Bombay HC Rules No GST on Redevelopment by Homeowners


In a landmark ruling, Bombay High Court exempts GST on land redevelopment by homeowners under specific conditions. Here’s what it means.


 

Landmark Bombay HC Ruling Gives Homeowners a GST Breather

A major win for homeowners in Mumbai has turned into a beacon of clarity for India’s complex real estate tax structure. On April 8, 2025, the Bombay High Court ruled that no Goods and Services Tax (GST) is applicable when a landowner redevelops their property through a builder—so long as the development rights are not sold. This judgment could potentially reshape the taxation landscape of redevelopment deals across the country.


Breaking Down the Legal Backdrop

At the core of the issue lies a nuanced understanding of what constitutes a taxable transaction under GST. In traditional Joint Development Agreements (JDAs), landowners typically grant development rights to a builder in exchange for cash or constructed apartments. This triggers two GST events:

  1. Reverse charge GST on the transfer of development rights, paid by the builder.
  2. Forward charge GST on construction services, paid by the homeowner.

In the case that sparked this ruling, however, the landowner neither sold the development rights nor entered into a typical JDA. Instead, the owner paid the builder ₹7 crore and provided two apartments in return for construction services—without transferring development rights. The tax authorities issued a GST demand anyway, prompting legal action.


Why the Court Said “No GST”

The High Court’s ruling hinged on a strict interpretation of Entry 5B of the Central GST Notification (dated June 28, 2017). This entry applies GST to services involving the transfer of development rights or Floor Space Index (FSI) for construction by a promoter.

However, the court determined that in this instance, there was no actual sale or transfer of such rights. The agreement did not contemplate the issuance of transferable development rights (TDR) under Maharashtra’s urban planning regulations. It was, in effect, a straightforward construction contract—not a barter of rights for services.

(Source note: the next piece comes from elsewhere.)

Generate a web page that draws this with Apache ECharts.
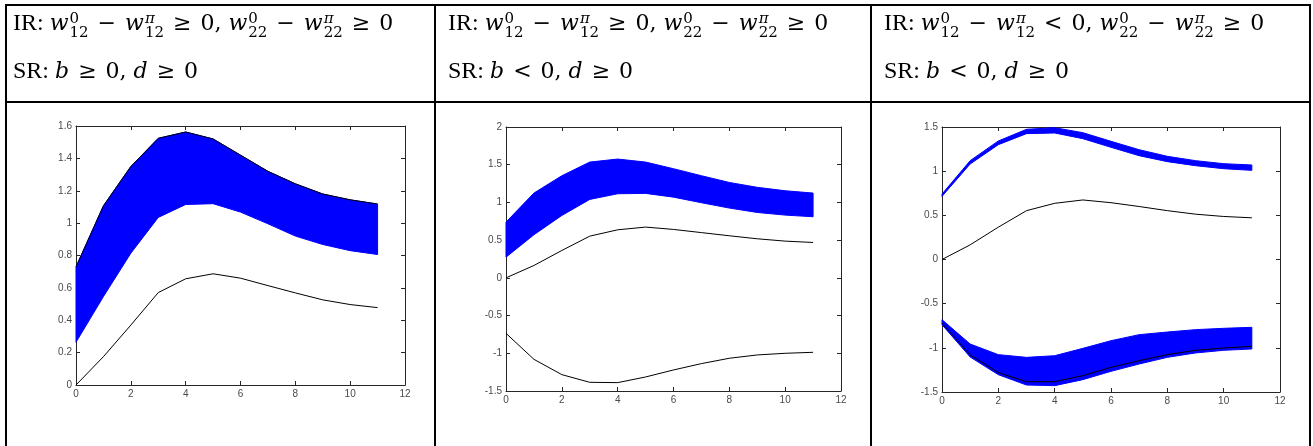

As a result, the builder was not liable to pay GST under reverse charge, nor was the landowner liable under forward charge.


Legal Experts Applaud the Precision

Ranjeet Mahtani, Partner at Dhruva Advisors, noted that the court correctly identified that the contract did not involve a formal TDR or FSI transfer. Instead, it resembled a professional services engagement for construction, exempting it from GST under current law.

“This judgment redefines the boundaries of taxable development agreements,” says Parag Mehta, Partner at N A Shah & Associates. “By clearly distinguishing between TDR as defined in the statute and the rights granted under a private development agreement, it offers clarity long sought by the real estate community.”


Industry Implications: Hope or Hurdle?

While this ruling brings relief, it doesn’t signal blanket immunity for all similar arrangements. Shivam Mehta, Executive Partner at Lakshmikumaran & Sridharan, warns that this precedent won’t apply where formal TDR is issued by a government authority.

Also, the ruling has exposed a grey area in GST regulations. Since the same notification governs both reverse charge liability and certain exemptions, interpreting one to exclude applicability could inadvertently nullify the other. Sudipta Bhattacharjee of Khaitan & Co. notes that the court may not have considered this legal symmetry, which might lead to unintended consequences or litigation in future.


Caution for Developers and Landowners

Experts recommend thorough legal vetting of development agreements moving forward. Each contract is unique, and minor wording changes can shift tax liabilities significantly. As Sangita Prakash from Dhruva Advisors points out, “The ruling only applies to agreements that clearly do not involve any supply of TDR or FSI.”

What this means in practice is that developers and landowners must avoid assumptions. A redevelopment deal free from GST in one case could be taxable in another if the structure or language of the contract differs.


What Comes Next?

While the Bombay High Court’s ruling offers a much-needed breather, the real estate sector awaits further clarification from the Central Board of Indirect Taxes and Customs (CBIC). Without it, the ruling could unintentionally trigger more disputes than it resolves.

Moreover, other high courts and the Supreme Court are hearing related cases, and the final word on GST applicability to development rights is still pending. For now, this ruling strengthens the argument that not all redevelopment agreements automatically attract GST.


Conclusion: A Window of Opportunity

The Bombay High Court’s decision provides a fresh lens through which redevelopment contracts can be viewed—as service engagements rather than taxable exchanges of development rights. While it opens new avenues for homeowners to manage costs, it also demands sharper legal diligence.

If there’s one takeaway from this ruling, it’s this: Clarity in contracts is now more critical than ever in real estate deals. Developers, landowners, and legal professionals must collaborate closely to structure agreements that are both compliant and financially efficient.


Disclaimer:
This article is for informational purposes only and does not constitute legal or tax advice. Readers are advised to consult a qualified professional for guidance specific to their circumstances.